За какую-то секунду в комнате стало не протолкнуться. Посмотреть на меня сбежался, наверное, весь медперсонал терапевтического отделения.
– Мальчик? – шёпотом спрашивает кто-то.
– Нет, кукла наследника Тутти [2], – брякаю я и слышу, как робким ручейком прорывается смешок, а затем разрастается в буйную реку.
– Остряк! – хмыкает сестра-хозяйка, она же Анатольевна, дама бальзаковского возраста, аккуратно-стерильная и, наверное, педантичная до визгу. Судя по глазам и смуглой коже – жгучая брюнетка. – А ну брысь по местам! – командует она, но пробка из человеческих тел не спешит рассасываться. – У нас мальчиков давно не было. Всё девочки и девочки. В других отделениях имеются, а здесь – ты первый за… уже и не помню, сколько лет. Так что терпи, пока они не привыкнут.
– Мне не впервой, – продолжаю излучать благодушие. – Я пойду? Медкомиссия. А в воскресенье, к восьми, приду без опозданий.
– Ну, иди, иди, – склонив голову набок, рассматривает меня очередная женщина.
Я прохожу сквозь строй, что расступается перед мной, как море перед Иисусом. Теперь я понимаю, как он умудрился по воде как посуху пройтись. Никакое море не устоит против толпы.

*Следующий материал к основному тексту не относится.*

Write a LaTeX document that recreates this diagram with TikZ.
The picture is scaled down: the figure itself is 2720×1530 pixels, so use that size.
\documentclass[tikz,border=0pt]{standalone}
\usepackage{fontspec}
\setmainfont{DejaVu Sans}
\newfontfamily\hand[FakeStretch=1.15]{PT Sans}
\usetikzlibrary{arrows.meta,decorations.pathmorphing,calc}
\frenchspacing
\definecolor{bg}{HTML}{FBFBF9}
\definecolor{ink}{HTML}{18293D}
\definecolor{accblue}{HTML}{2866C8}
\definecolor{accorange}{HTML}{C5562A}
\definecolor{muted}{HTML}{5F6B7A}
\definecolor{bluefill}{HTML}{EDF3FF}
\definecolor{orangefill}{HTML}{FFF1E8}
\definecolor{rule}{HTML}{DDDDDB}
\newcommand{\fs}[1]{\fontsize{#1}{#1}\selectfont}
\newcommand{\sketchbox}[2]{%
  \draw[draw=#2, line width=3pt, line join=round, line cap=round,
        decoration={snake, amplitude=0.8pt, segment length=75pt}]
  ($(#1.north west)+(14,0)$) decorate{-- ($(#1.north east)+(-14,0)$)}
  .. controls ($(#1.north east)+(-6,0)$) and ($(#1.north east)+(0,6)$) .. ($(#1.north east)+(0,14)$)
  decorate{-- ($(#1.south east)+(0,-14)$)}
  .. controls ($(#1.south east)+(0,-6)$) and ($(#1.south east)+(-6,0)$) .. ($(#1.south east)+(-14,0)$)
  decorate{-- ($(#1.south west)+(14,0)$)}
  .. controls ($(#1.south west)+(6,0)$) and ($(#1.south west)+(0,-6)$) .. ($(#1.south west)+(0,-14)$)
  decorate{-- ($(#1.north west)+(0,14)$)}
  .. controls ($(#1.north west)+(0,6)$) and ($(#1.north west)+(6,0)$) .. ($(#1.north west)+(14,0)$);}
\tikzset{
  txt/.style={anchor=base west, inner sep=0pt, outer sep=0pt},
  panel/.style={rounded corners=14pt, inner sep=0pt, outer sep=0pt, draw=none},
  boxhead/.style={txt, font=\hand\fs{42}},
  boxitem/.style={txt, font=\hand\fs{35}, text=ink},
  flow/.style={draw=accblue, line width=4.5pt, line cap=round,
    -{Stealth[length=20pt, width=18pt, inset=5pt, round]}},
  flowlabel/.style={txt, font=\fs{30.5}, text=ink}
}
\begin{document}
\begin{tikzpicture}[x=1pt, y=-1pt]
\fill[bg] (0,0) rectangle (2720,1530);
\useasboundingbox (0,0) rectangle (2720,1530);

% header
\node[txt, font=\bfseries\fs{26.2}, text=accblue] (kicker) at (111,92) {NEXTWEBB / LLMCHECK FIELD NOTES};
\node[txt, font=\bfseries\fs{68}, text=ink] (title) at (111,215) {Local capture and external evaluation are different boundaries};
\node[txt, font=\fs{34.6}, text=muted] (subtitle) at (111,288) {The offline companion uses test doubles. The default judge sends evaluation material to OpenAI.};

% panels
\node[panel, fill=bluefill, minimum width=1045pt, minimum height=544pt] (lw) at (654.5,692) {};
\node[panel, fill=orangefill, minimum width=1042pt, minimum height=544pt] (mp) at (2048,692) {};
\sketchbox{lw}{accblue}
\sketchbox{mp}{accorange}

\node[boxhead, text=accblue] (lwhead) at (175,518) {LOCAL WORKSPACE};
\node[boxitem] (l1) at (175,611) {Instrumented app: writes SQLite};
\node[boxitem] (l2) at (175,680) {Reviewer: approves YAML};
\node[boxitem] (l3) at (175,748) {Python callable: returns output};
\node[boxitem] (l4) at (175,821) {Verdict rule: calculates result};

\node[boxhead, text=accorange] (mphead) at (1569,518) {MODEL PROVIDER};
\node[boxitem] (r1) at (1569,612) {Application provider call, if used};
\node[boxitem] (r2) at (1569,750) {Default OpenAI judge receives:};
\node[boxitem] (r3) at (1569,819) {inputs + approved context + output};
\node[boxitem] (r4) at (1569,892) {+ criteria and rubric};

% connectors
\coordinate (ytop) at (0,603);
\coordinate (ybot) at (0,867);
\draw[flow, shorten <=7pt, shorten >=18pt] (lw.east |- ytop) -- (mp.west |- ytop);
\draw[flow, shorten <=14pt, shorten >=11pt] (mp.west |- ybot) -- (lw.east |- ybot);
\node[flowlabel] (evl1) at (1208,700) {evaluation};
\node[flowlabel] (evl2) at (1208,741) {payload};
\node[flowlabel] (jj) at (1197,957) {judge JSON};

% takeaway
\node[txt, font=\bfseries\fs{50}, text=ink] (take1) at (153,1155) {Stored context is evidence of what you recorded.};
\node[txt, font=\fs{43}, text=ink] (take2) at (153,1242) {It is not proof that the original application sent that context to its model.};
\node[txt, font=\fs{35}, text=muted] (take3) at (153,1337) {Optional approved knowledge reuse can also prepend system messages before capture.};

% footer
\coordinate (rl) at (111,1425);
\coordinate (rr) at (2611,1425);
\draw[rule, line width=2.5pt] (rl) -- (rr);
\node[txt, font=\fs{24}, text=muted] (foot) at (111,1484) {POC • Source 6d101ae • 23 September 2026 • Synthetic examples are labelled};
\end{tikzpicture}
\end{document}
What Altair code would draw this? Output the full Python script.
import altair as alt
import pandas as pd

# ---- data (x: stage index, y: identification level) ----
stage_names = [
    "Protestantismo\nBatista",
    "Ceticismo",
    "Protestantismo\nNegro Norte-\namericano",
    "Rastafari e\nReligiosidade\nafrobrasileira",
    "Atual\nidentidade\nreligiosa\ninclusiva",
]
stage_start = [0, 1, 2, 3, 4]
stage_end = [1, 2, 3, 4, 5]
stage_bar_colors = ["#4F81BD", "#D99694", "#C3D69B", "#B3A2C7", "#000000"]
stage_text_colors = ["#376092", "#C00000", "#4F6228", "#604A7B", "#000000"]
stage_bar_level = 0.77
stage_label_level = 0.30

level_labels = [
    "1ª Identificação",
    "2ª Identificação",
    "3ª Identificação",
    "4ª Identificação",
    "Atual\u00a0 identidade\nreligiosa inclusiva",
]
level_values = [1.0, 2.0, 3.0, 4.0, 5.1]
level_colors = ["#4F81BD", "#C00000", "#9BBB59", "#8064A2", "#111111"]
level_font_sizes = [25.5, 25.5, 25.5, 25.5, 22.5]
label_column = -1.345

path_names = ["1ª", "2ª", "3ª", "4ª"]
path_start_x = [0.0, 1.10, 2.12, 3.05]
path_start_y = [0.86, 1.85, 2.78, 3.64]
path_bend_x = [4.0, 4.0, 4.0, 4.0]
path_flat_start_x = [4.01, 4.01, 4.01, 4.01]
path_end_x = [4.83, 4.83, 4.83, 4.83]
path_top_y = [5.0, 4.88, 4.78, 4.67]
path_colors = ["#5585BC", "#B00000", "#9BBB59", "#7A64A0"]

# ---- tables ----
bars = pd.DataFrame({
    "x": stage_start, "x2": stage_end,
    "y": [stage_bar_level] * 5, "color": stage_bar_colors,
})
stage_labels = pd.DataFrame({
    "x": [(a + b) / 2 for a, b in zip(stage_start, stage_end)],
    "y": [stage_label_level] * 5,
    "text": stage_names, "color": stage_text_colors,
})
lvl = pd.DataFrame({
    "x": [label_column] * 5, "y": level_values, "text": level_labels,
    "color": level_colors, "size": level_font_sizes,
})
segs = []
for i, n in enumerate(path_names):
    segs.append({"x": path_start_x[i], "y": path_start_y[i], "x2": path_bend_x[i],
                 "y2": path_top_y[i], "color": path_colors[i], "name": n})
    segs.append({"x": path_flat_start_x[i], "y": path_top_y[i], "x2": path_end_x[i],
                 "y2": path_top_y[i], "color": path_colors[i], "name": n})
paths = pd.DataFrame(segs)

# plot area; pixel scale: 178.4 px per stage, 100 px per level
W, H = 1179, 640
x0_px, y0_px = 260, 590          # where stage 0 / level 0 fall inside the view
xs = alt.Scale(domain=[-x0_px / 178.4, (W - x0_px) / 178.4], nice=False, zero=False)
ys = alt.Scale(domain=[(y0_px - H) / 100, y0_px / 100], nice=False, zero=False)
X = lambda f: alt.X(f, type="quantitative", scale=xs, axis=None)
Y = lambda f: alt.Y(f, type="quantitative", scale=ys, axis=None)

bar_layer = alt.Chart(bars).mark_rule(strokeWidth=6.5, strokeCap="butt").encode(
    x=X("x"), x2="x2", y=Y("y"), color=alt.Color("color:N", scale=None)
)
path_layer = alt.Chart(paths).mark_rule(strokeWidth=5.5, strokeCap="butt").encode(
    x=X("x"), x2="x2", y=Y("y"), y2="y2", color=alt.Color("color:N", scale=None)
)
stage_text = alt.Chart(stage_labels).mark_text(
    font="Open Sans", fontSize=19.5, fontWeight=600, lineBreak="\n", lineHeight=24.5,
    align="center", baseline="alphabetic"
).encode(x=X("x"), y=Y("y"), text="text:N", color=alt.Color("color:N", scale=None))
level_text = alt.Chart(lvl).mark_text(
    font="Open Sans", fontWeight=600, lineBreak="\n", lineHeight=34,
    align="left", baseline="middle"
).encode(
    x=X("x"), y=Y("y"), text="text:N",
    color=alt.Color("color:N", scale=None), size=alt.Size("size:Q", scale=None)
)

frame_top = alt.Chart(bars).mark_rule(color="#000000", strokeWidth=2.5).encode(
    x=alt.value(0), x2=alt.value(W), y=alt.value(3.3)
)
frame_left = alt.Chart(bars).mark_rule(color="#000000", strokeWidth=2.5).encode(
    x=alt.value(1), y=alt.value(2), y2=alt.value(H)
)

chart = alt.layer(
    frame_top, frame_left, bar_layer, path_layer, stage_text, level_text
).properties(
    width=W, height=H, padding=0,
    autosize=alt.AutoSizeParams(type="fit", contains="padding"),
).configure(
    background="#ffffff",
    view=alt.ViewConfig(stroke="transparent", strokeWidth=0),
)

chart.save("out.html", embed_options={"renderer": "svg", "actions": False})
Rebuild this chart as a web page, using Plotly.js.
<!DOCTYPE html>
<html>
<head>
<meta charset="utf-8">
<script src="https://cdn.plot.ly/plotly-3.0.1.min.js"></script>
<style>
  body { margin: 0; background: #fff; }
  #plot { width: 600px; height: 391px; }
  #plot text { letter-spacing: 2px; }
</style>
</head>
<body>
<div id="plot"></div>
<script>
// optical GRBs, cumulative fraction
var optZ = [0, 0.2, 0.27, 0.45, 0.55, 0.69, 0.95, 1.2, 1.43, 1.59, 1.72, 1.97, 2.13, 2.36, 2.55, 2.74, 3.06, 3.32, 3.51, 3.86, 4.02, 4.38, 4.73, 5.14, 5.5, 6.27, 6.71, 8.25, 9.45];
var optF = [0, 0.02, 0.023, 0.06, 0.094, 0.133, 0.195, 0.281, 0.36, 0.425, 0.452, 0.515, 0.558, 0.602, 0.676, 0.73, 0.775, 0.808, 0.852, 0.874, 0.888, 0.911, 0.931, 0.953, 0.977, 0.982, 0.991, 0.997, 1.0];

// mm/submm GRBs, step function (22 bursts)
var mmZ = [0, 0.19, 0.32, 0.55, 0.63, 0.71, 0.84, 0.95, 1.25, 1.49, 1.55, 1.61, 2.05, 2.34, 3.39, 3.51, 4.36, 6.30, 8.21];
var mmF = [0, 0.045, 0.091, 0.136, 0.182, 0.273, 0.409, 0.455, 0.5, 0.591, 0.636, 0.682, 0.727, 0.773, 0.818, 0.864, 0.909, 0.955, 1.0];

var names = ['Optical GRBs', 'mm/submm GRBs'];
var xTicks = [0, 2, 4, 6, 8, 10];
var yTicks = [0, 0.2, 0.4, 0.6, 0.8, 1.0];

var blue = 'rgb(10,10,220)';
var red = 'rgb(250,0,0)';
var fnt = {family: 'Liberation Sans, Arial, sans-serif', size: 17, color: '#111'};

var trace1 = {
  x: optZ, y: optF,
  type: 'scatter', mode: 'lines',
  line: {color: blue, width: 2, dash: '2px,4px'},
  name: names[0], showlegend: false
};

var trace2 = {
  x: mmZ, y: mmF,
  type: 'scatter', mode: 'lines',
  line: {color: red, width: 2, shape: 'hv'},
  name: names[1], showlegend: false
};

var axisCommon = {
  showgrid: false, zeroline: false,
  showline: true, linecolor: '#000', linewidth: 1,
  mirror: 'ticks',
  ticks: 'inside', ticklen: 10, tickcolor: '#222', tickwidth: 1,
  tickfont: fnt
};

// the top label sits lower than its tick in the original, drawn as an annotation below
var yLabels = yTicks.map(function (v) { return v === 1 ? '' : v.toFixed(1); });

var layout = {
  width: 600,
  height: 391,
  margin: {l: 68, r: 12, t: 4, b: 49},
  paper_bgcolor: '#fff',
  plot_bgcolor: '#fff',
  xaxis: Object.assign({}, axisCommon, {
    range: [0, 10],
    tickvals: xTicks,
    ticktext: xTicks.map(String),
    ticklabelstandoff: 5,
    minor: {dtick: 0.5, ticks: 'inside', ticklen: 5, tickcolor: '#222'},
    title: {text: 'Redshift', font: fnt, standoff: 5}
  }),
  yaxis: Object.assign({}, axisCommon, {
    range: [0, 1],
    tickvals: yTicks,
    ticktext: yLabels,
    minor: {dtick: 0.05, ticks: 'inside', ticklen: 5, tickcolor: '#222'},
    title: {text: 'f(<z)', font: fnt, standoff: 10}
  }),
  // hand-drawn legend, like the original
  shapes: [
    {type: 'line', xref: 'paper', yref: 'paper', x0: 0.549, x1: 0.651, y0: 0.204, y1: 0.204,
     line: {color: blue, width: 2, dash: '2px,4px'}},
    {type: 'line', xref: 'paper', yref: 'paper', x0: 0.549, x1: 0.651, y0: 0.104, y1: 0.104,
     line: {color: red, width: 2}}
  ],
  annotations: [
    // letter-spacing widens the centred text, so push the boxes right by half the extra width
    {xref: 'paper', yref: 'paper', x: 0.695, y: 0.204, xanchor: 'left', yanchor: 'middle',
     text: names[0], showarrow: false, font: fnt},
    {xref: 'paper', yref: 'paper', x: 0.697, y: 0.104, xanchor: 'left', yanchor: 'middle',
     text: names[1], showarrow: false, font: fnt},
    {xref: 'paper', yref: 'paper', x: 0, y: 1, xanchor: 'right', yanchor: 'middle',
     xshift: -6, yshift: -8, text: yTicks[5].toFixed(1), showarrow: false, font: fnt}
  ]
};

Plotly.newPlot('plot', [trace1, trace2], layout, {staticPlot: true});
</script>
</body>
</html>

Я звезда. Все взгляды ко мне прикованы. Кто там рассказывал что-то о наручниках и батарее? Так вот: здесь покрепче будет металла и цепей. Запоздало думаю о женском любопытстве и азарте. Но тут главное – держать дистанцию. Уж что-что, а это я научился делать мастерски с годами.
Мне нужно в поликлинику, но первое, что я делаю, когда сажусь наконец-то в машину, набираю знакомый номер.
– Спишь, Оса? – спрашиваю, как только она отзывается тихим голосом. – Через пару часов буду. Надеюсь, застану тебя одну, а не с очередным Семакиным, – таки не удержался, подковырнул.
– Драконов, не приходи. У меня тут мужской гарем. – Алла кусается, но её скромный выпад и на комариный укус не тянет.
– Не. Я приду, – очень хочется её увидеть – я и сам себе удивляюсь.
– Зачем?
– Как зачем? Лечиться будем!
Бросаю трубку. Знай наших. И ломай голову, что я с тобой сделаю, когда доберусь. И мужской гарем, Жалейкина, я тебе тоже вспомню.
Глава 16
Алла
В этот день поваляться было не судьба. Через некоторое время вернулся Семакин.
– Чего тебе, старче? – провыла я, как только поняла, кто нарисовался на пороге комнаты повторно. Кирюха уже причёсан и одет. Джинсы выгодно подчёркивают и длинные ноги, и стройные бёдра.
– Жалейкина, будь человеком, – протискивается он в комнату, преодолевая моё стойкое нежелание впускать его внутрь.